In HARDWARIO, we have made a lot of low-power designs, and we know there were not too many options for our configurable IoT gateway CHESTER. As the device often operates in outdoor conditions, only a few chemistry options can match the criteria for a wide operating temperature range. Welcome to lithium thionyl chloride (or LiSoCl2) - the primary lithium cell with a nominal voltage of 3.6 volts.
This LiSoCl2 chemistry has several key characteristics - apart from its operating temperature range from -60 to +85 centigrades, it provides the highest energy density of all lithium batteries. Also, it is very well known for its ultra-low self-discharge rate (i.e., how much capacity will it lose on a shelf in time).
On the other hand, you have to cope with some challenging aspects of the LiSoCl2 batteries. One is the relatively high internal resistance. While several ohms might not be an issue for many devices, it certainly will for those featuring cellular IoT connectivity. In CHESTER, we use nRF9160 from Nordic Semiconductor (support both NB-IoT and LTE-M). Despite its leading power consumption parameters, you still have to provide at least 500 mA current capability.
If you start draining any current, the battery voltage will drop in the proportion of current and its internal resistance. As a hardware designer, you have to provide a minimum operating voltage to your circuits to ensure the device's proper functionality. Voltage drop during NB-IoT or LTE-M transmission might be big enough to cause a microcontroller to reset. Or it will get your cellular connectivity module unregistered from the carrier's network.
In CHESTER, we deal with it using supercapacitors. While the primary cell battery provides bulk energy reserve, the supercapacitors cover the demand for immediate high-current peaks. You cannot simply connect them in parallel as their typical cell voltage cannot go over 2.7 volts, though you can use special supercapacitor chargers. We selected Analog Devices' LTC4425. This chip can balance the voltage across the supercapacitors connected in series and limit the current from the battery. We source supercapacitors with a capacity of 5 farads from AVX, part number SCCS20B505PRBLE. This part features a typical leakage current of 15 microamps - a critical parameter to consider when choosing supercapacitors for your design.

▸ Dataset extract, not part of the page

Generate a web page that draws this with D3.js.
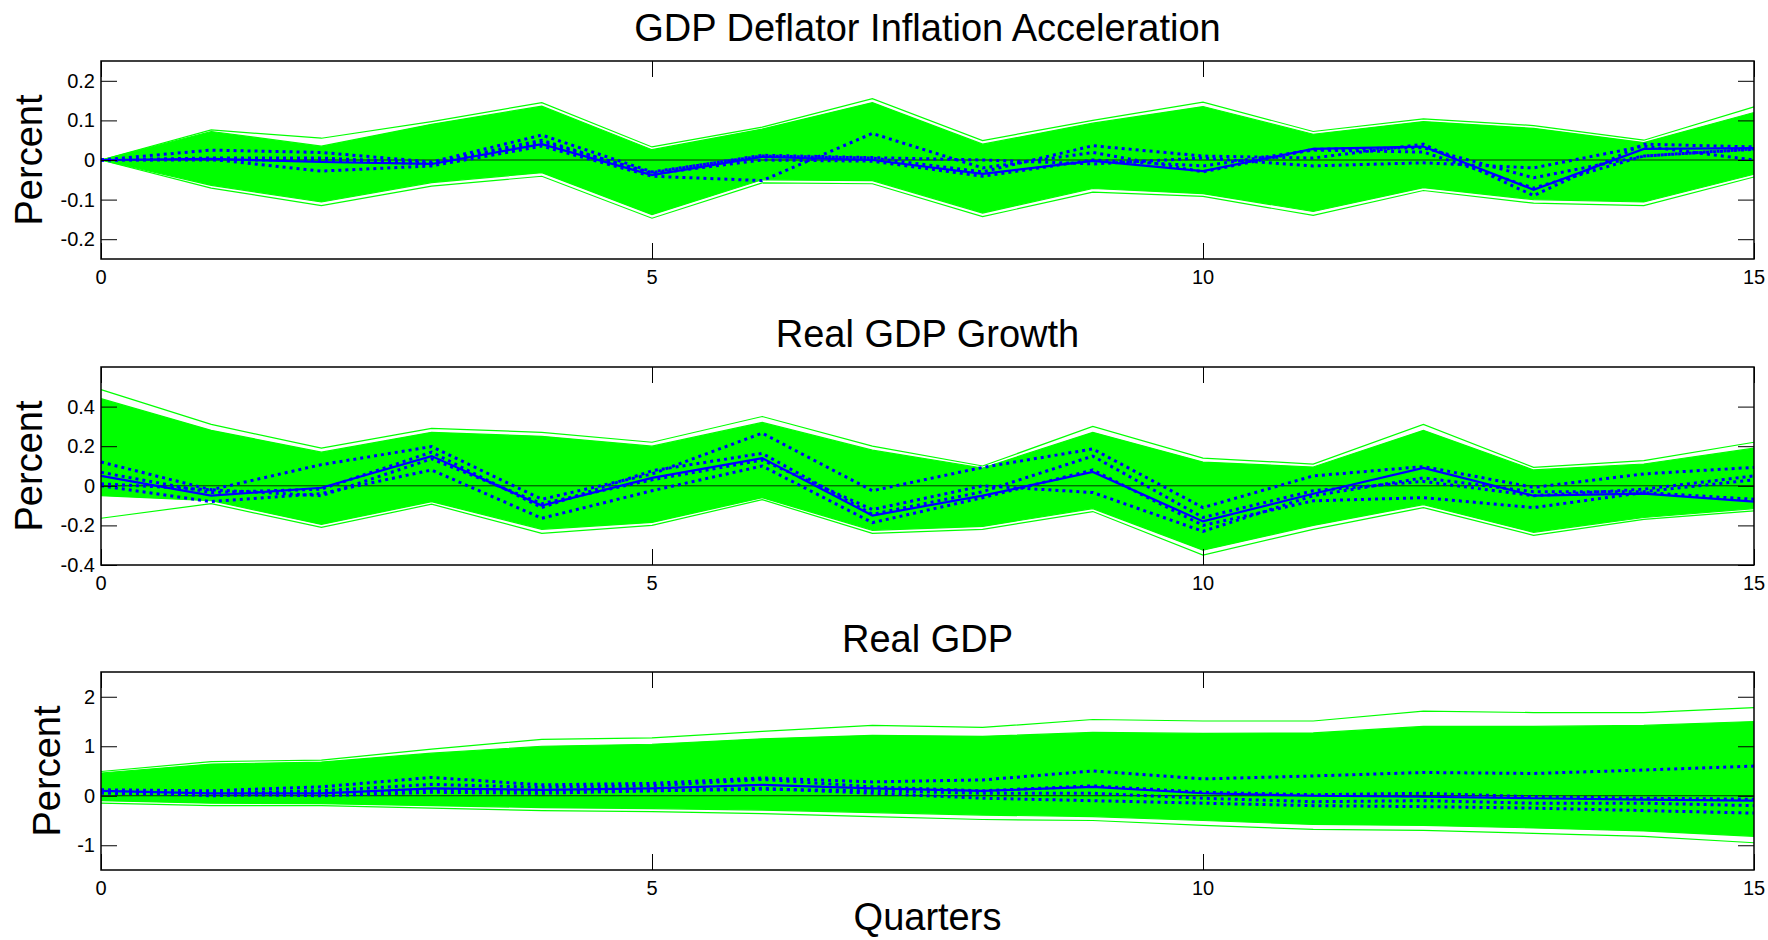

Another LiSoCl2 chemistry challenge is its flat discharge curve. It will keep its voltage at approximately the same level for about 90 % of its lifetime (sure, it depends on how you discharge it, but we speak about low-power devices). While that sounds good as it provides surface area (read energy) under the voltage/current curve, it is ultimately difficult to give a reasonable estimation of the remaining power in the battery. I have even observed a temporary voltage increase before the sharp voltage fall at its end-of-life cycle. The battery voltage also varies with temperature. So measuring LiSoCl2 voltage on its own to deduct any conclusion is simply pointless.
However, one way to go around this is to track its internal resistance. You can do it by measuring battery voltage "under the rest" and "under the load," and by a known load current, you can apply simple Ohm's law formula:
R(batt) = | V(rest) - V(load) | / I(load)
You can observe resistance growth over time in your device and provide an alert to your product's users at least a few days before the battery dies when its internal resistance trips over a certain threshold. Or you can make your algorithm more sophisticated and track the speed of resistance change in time. Finally, suppose you want to go even more accurately. In that case, you can monitor battery voltage, current, and temperature in time and apply some sophisticated technical analysis / neural network models to get better state estimation. I have not implemented those, but some companies focus solely on such algorithms, e.g., BatteryCheck.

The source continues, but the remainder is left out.